The problem comes from the Land data; According to Encyclopedia.com :"Swiss agricultural policy is highly regulated, with fixed prices and quota restrictions maintained on several products. Domestic production is encouraged by the imposition of protective customs and duties on imported goods, and by restrictions on imports. The Federal Council has the authority to fix prices of bread grains, flour, milk, and other foodstuffs. Production costs in Switzerland, as well as international exchange rates favorable to the Swiss franc, make competition with foreign products difficult. This highly protectionist system has led to excess production and mounting costs associated with the management of surpluses. The Uruguay Round and subsequent Swiss implementation of its provisions in July 1995 (along with rising costs in the agricultural sector) has forced the government to begin reforming its agricultural support system."

This could be a potential explanation for this behavior, however the kinks in the graph don't really matter for the overall analysis.

We will now investage agricultural employment for each country, comparing male and female employment. As China has only reported the total employments (no male/female separation) it doesn't figure in the first subplots.

In [None]:
# groupe by country
grEmployment = employment.groupby(['country_or_area','sex.label'])

plt.figure(figsize=(10,10))
fig, ax = plt.subplots(nrows=1, ncols=4, figsize=(20,5))

for i,country in enumerate(['India', 'United States of America', 'United Kingdom', 'Switzerland']):
    
    sns.lineplot(x=grEmployment.get_group((country, 'male')).year, y=grEmployment.get_group((country, 'male')).value, label='Male', ax=ax[i])
    sns.lineplot(x=grEmployment.get_group((country, 'female')).year, y=grEmployment.get_group((country, 'female')).value, label='Female', ax=ax[i])
    ax[i].set_title('Agricultural employment in '+country)

We observe several interesting facts:
- The gap between male and female employment in agriculture decreases over time for USA, UK and Switzerland but stays rather stable for India.
- Comparing males and females employment, we notice that female agricultural employment stays rather stable over time but the male employment decreases. An explanation for this observation could be the relationship of farmers of different sexes with "technology" and automatization. In fact, the major reason of the decrease in agricultural employment could be industrialization and the automatization of agriculture using technology and machines:

    - The male's labor in agriculture back in time has been gradually replaced by machines.
    - Agricultural industrialization had lower impact on females labor as they probably were not the ones harvesting the plants.
    
    
- We also notice a strange downward kink in USA's chart right before year 2000. This could be due to a big technological leap in agriculture but it is most likely due to the dot-com bubble as many people during that year converted to 'entrepreneurs' creating random websites and easiliy obtain fundings and revenue.

In [None]:
# total aggricultural employment
plt.figure(figsize=(10,10))
for country in countries:
    # store normalized employment in a list
    norm_employment = []
    
    # we normalize the total employment by population each year
    for year in grEmployment.get_group((country, 'total')).year.values:
        
        if year >= 1960:   # population starting year
            #compute Land / Population ratio for each year
            ratio = grEmployment.get_group((country, 'total'))[grEmployment.get_group((country, 'total')).year == year].value.values/ \
                    grPopulation.get_group(country)[grPopulation.get_group(country).year == year].value.values

            norm_employment.append([year, ratio[0]])
        
    sns.lineplot(x=[row[0] for row in norm_employment], y=[row[1] for row in norm_employment], label=country, estimator=None)
    
plt.ylabel('employment / population')
plt.title('Relative evolution of agricultural employment');

We observe that China has the highest ratio of relative agricultural employment followed by India, Switzerland, USA and UK.

### Life Expectancy

In [None]:
grLifeExp = lifeExp.groupby('country_or_area')

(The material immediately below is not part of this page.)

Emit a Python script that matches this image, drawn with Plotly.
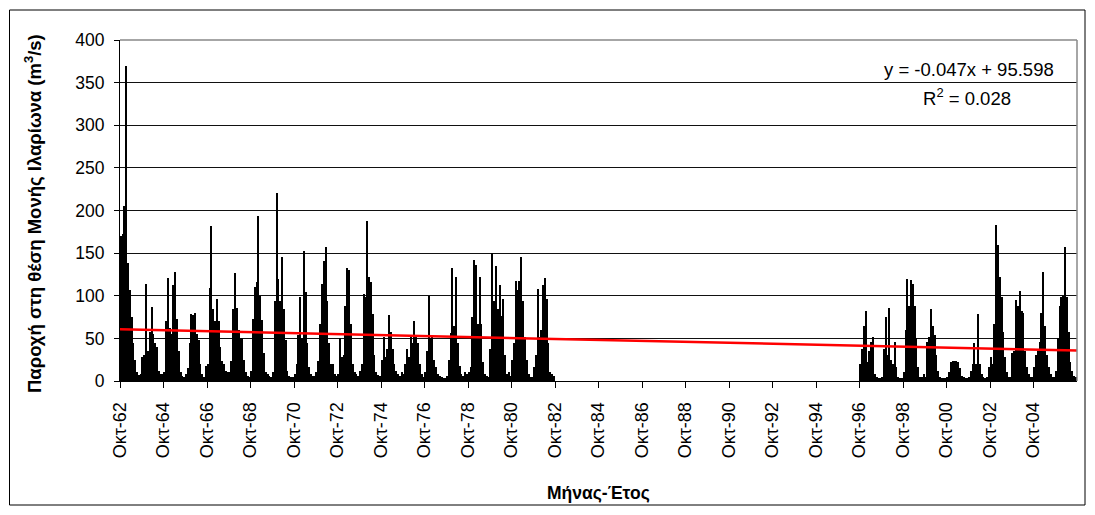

plt.figure(figsize=(10,10))
for country in countries:
    sns.lineplot(x=grLifeExp.get_group(country).year, y=grLifeExp.get_group(country).value, label=country)
    
plt.ylabel('Life expectancy')
plt.title('Evolution of life expectancy');

## Economic Added Value

In [None]:
grAddedValue = addedValue.groupby('country_or_area')

plt.figure(figsize=(10,10))
for country in countries:
    # store normalized employment in a list
    norm_addedValue = []
    
    # we normalize the total employment by population each year
    for year in grAddedValue.get_group(country).year.values:
        
        if year >= 1960:   # population starting year
            #compute Land / Population ratio for each year
            ratio = grAddedValue.get_group(country)[grAddedValue.get_group(country).year == year].value.values/ \
                    grPopulation.get_group(country)[grPopulation.get_group(country).year == year].value.values

            norm_addedValue.append([year, ratio[0]])
        
    sns.lineplot(x=[row[0] for row in norm_addedValue], y=[row[1] for row in norm_addedValue], label=country, estimator=None)
    
plt.ylabel('economic added value')
plt.title('Agriculture economic added value');

It is interesting to notice that india has the largest economical added value via agriculture, however it has the smallest agricultural land to population ratio.